→ **GOAL OF THE EXERCISE**: Below are some records. Output the lines from the first one through the line that holds "EH = 15 / PX", exactly as written, with no pictures.

■ ■ ■ ■ ■ ■ ■

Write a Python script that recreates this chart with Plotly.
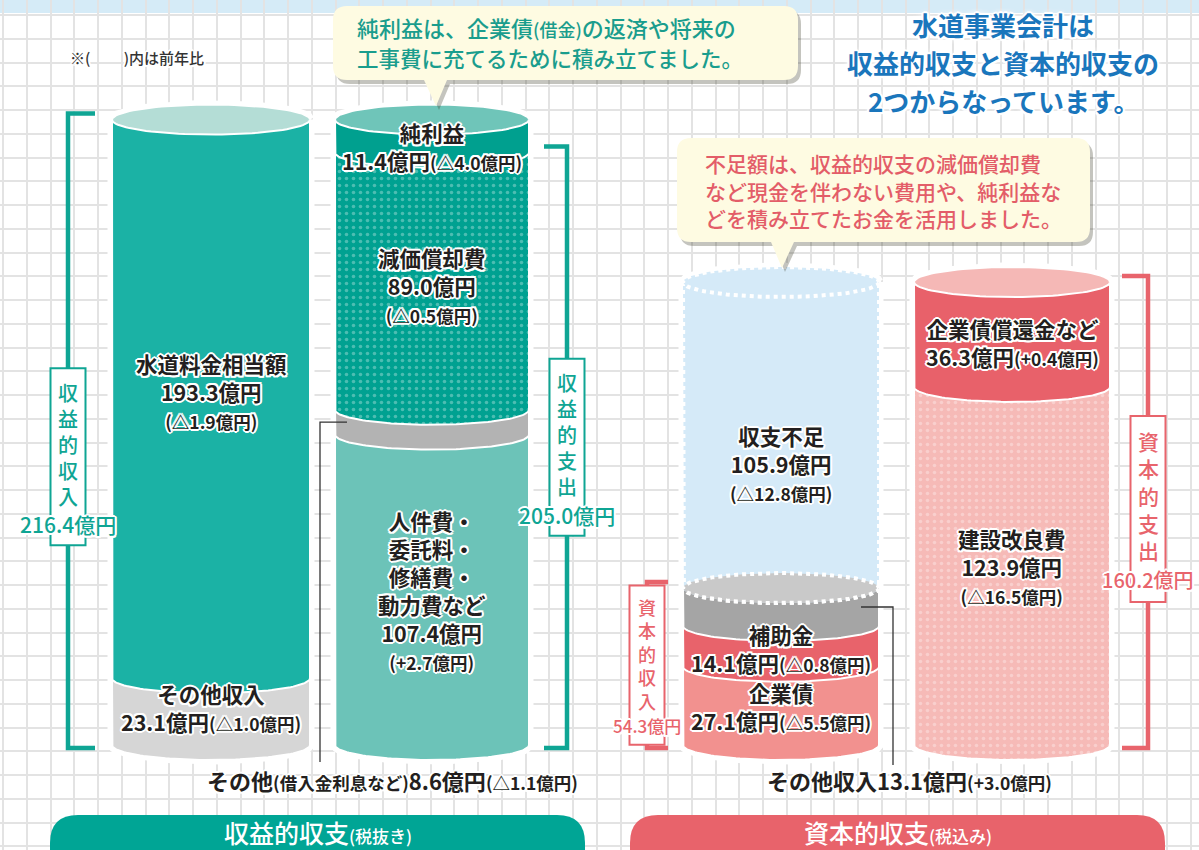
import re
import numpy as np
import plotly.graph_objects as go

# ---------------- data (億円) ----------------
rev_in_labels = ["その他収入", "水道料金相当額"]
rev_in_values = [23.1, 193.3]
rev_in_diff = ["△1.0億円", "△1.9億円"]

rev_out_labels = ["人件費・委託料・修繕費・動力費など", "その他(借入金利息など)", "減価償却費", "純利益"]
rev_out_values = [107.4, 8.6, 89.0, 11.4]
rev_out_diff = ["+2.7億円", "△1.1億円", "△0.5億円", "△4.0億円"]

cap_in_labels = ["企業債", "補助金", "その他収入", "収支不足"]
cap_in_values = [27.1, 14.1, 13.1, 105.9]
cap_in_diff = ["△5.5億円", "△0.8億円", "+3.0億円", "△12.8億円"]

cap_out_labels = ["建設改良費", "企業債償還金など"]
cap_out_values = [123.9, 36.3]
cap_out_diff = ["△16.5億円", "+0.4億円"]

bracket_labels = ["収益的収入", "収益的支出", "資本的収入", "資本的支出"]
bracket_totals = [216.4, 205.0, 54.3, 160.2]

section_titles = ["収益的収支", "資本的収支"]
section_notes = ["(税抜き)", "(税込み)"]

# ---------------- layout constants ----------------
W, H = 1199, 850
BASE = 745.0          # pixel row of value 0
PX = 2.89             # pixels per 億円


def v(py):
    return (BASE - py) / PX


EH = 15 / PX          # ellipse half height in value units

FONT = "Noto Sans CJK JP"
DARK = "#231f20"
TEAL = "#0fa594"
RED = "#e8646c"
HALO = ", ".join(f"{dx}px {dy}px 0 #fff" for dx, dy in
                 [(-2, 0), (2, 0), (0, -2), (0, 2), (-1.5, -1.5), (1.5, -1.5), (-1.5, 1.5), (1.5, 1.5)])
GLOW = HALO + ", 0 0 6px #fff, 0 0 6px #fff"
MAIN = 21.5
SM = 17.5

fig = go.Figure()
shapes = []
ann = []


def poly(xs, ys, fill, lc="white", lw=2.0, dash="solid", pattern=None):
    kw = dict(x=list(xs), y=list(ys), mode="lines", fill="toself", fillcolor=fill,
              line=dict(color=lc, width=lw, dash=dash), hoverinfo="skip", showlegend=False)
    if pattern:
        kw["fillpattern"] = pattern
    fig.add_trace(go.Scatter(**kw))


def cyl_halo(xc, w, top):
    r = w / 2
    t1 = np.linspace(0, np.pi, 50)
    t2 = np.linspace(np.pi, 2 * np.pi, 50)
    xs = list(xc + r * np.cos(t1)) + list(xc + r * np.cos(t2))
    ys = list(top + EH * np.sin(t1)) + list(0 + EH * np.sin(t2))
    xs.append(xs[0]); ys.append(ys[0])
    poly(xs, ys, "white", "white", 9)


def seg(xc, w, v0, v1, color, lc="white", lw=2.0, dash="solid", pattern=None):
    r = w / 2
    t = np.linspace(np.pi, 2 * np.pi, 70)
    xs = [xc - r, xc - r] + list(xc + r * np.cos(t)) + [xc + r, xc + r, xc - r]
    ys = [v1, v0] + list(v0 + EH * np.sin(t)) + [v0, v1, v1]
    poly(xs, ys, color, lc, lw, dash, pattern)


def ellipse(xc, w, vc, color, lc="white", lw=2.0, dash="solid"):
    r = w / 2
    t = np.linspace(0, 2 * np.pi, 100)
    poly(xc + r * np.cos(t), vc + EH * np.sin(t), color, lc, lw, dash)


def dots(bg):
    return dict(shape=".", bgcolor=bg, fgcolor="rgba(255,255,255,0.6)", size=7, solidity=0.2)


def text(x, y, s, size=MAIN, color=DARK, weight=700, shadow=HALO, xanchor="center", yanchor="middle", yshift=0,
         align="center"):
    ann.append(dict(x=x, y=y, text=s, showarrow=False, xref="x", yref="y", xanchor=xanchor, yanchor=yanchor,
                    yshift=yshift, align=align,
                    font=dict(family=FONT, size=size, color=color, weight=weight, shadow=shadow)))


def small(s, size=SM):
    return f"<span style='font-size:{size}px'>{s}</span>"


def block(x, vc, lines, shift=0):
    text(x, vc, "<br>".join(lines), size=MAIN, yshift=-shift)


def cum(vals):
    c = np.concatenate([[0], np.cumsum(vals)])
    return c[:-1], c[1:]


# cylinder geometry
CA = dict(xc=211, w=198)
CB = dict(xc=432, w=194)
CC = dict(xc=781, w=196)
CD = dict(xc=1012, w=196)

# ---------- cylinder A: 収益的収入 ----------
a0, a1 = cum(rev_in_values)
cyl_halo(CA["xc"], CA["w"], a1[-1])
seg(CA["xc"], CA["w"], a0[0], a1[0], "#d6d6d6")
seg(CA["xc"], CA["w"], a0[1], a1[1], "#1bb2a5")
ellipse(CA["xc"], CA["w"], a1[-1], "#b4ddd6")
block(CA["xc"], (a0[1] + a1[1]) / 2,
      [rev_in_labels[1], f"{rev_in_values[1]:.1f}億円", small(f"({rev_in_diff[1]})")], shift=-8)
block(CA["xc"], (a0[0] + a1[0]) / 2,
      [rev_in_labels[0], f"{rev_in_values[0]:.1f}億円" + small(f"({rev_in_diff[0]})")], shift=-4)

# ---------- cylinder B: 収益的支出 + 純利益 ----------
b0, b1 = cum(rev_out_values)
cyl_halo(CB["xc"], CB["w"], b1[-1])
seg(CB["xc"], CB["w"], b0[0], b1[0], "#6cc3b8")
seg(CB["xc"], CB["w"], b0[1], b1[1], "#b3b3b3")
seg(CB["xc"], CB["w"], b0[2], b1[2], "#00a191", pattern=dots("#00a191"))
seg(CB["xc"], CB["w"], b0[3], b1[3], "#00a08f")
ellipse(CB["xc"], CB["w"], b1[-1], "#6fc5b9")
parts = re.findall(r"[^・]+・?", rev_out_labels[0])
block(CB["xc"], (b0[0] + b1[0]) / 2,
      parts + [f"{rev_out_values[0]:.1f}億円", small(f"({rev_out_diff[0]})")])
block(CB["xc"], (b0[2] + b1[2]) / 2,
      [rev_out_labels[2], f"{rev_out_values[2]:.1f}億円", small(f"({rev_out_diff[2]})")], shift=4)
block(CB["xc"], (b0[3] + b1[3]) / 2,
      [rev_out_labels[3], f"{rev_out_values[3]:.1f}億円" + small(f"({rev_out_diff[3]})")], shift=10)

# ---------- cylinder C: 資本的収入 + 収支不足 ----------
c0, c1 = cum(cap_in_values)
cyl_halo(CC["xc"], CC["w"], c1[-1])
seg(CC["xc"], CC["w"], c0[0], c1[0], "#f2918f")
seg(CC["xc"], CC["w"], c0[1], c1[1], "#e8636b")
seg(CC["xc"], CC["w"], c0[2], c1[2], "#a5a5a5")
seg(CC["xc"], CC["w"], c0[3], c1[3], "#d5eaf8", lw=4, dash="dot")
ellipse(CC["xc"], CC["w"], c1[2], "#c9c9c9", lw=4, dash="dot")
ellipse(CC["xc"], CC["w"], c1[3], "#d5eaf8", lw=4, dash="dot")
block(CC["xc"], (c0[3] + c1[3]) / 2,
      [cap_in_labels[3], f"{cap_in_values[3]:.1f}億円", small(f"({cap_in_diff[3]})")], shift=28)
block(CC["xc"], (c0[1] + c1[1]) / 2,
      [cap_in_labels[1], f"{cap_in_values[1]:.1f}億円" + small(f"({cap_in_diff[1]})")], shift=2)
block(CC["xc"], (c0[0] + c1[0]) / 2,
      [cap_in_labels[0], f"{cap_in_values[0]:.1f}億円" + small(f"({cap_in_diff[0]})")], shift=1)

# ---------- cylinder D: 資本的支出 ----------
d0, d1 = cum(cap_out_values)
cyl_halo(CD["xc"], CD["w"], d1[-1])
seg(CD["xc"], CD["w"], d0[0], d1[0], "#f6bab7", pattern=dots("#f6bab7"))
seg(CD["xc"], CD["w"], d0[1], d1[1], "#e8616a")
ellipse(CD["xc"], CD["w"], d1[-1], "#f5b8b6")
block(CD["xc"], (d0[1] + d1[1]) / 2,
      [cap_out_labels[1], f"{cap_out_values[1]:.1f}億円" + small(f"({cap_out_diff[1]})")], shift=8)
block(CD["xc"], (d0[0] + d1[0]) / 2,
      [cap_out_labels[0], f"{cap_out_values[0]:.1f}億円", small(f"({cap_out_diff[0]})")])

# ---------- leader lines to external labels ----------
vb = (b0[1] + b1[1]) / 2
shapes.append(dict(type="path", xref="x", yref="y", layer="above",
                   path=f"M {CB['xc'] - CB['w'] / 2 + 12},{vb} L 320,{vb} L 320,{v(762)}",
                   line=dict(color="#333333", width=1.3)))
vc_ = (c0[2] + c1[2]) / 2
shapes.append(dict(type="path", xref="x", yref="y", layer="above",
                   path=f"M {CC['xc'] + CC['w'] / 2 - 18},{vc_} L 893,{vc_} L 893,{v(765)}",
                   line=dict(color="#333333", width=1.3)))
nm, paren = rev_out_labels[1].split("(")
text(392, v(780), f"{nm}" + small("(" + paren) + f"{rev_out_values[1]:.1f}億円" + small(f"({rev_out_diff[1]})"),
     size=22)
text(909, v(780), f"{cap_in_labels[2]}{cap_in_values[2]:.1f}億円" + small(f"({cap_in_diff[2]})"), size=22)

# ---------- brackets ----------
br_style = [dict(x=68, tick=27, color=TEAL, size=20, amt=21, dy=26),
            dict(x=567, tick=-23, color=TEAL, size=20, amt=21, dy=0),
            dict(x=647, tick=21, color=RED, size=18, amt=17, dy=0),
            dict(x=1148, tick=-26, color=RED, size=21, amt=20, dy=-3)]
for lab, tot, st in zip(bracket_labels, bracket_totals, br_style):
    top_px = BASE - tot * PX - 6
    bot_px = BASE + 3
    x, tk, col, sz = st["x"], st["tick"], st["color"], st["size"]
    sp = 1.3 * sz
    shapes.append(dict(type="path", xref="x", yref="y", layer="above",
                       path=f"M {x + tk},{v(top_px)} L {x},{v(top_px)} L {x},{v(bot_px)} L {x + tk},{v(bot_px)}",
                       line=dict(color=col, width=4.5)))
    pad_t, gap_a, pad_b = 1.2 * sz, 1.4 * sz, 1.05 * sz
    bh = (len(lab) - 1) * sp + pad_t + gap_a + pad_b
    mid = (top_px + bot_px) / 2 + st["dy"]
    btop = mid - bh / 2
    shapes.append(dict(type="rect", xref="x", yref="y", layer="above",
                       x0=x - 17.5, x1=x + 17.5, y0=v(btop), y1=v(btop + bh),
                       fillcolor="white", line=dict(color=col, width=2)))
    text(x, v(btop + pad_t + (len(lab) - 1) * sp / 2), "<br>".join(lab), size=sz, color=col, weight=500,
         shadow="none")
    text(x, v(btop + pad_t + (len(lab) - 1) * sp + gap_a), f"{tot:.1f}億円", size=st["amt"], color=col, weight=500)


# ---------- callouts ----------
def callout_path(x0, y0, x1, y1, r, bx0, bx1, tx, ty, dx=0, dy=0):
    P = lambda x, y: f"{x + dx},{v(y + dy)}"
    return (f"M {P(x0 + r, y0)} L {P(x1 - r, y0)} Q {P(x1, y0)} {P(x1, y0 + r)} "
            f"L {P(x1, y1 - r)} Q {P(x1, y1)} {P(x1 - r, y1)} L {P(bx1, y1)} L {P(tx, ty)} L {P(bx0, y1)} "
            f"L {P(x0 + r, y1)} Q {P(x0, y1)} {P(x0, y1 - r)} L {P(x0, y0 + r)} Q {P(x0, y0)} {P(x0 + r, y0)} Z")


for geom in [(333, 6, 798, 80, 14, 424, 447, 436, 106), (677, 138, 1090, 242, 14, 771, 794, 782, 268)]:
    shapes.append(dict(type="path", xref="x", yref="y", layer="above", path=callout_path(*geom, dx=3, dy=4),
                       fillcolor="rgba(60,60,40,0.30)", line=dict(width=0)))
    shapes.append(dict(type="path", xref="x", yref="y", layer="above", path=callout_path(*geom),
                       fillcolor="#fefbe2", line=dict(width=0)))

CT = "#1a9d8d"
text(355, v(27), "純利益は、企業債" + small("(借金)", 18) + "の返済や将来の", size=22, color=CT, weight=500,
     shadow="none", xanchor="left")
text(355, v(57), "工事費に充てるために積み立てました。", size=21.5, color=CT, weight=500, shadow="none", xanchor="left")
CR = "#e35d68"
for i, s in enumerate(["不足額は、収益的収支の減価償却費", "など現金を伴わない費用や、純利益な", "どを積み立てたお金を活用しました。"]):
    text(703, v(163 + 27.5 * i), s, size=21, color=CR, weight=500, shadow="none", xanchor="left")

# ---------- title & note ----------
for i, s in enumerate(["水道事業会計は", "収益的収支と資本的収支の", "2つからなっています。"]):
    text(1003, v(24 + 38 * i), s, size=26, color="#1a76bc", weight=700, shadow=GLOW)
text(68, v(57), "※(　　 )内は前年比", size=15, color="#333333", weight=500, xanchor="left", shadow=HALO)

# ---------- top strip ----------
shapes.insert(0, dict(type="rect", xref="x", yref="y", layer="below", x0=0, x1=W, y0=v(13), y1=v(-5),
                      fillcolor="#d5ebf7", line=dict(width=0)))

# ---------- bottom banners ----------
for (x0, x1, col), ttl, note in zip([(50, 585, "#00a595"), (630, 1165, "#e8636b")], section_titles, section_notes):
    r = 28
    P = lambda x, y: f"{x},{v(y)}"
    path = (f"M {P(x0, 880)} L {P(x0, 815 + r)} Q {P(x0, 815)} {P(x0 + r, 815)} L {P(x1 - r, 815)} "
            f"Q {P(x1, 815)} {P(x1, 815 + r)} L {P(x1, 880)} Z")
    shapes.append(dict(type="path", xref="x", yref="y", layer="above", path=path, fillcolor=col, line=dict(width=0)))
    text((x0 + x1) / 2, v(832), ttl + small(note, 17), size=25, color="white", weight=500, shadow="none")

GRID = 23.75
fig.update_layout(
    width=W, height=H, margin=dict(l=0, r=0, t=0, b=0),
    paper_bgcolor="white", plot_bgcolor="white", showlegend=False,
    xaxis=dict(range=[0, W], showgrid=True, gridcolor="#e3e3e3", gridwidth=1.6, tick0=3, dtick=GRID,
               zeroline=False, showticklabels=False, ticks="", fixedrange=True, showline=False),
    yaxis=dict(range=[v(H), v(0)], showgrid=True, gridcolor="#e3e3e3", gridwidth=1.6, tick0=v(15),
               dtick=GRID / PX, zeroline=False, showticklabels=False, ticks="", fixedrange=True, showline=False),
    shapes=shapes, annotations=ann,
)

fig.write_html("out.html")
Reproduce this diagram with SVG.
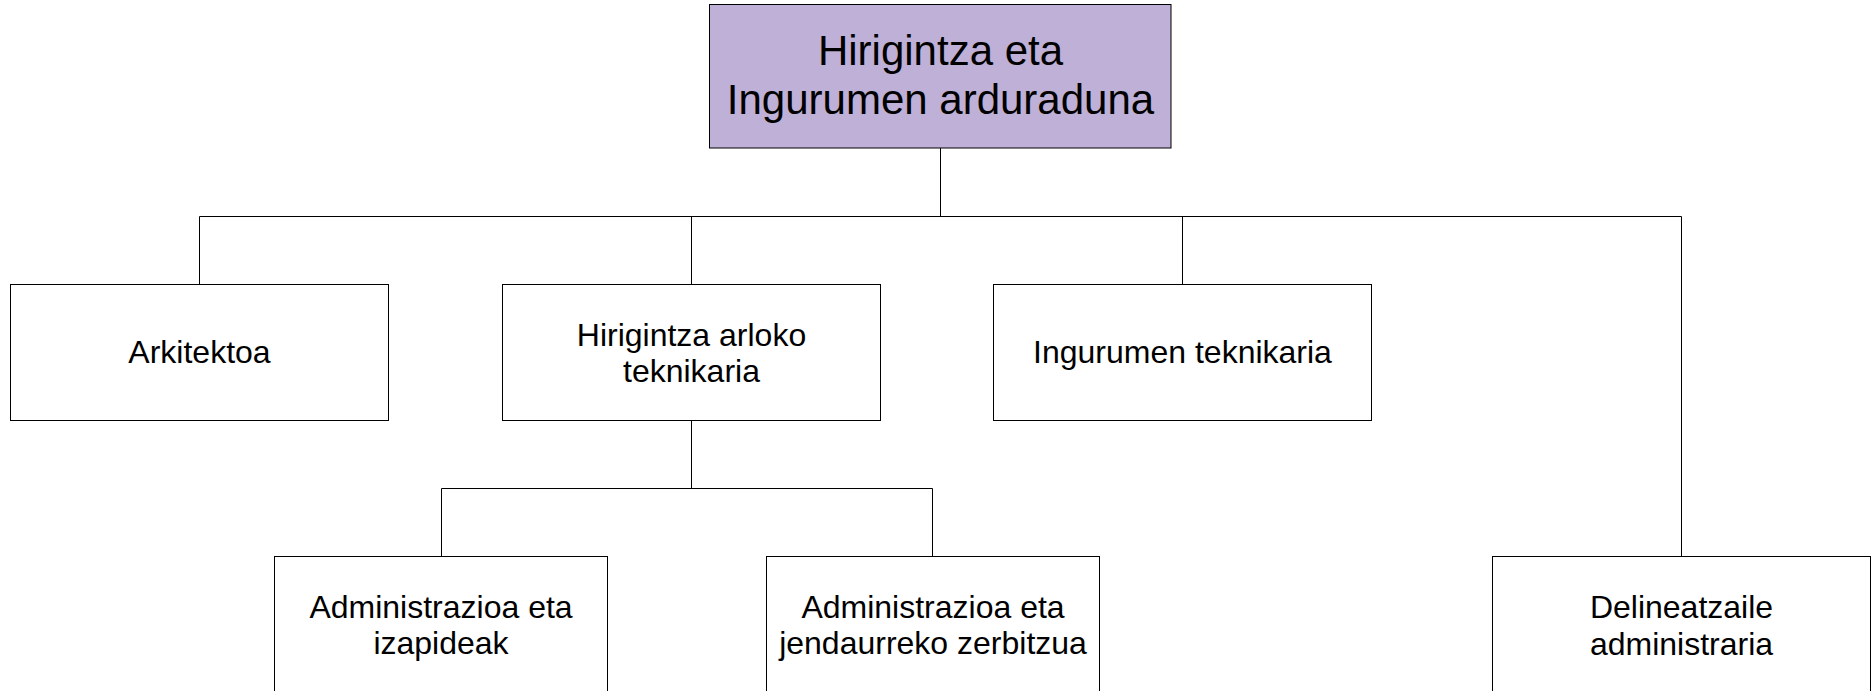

■ ■ ■ ■ ■ ■ ■

→ **RESPONSE TO THIS TASK**:
Write a Python script that recreates this chart with Plotly.
import re
import numpy as np
import plotly.graph_objects as go

# ---------------- data (億円) ----------------
rev_in_labels = ["その他収入", "水道料金相当額"]
rev_in_values = [23.1, 193.3]
rev_in_diff = ["△1.0億円", "△1.9億円"]

rev_out_labels = ["人件費・委託料・修繕費・動力費など", "その他(借入金利息など)", "減価償却費", "純利益"]
rev_out_values = [107.4, 8.6, 89.0, 11.4]
rev_out_diff = ["+2.7億円", "△1.1億円", "△0.5億円", "△4.0億円"]

cap_in_labels = ["企業債", "補助金", "その他収入", "収支不足"]
cap_in_values = [27.1, 14.1, 13.1, 105.9]
cap_in_diff = ["△5.5億円", "△0.8億円", "+3.0億円", "△12.8億円"]

cap_out_labels = ["建設改良費", "企業債償還金など"]
cap_out_values = [123.9, 36.3]
cap_out_diff = ["△16.5億円", "+0.4億円"]

bracket_labels = ["収益的収入", "収益的支出", "資本的収入", "資本的支出"]
bracket_totals = [216.4, 205.0, 54.3, 160.2]

section_titles = ["収益的収支", "資本的収支"]
section_notes = ["(税抜き)", "(税込み)"]

# ---------------- layout constants ----------------
W, H = 1199, 850
BASE = 745.0          # pixel row of value 0
PX = 2.89             # pixels per 億円


def v(py):
    return (BASE - py) / PX


EH = 15 / PX          # ellipse half height in value units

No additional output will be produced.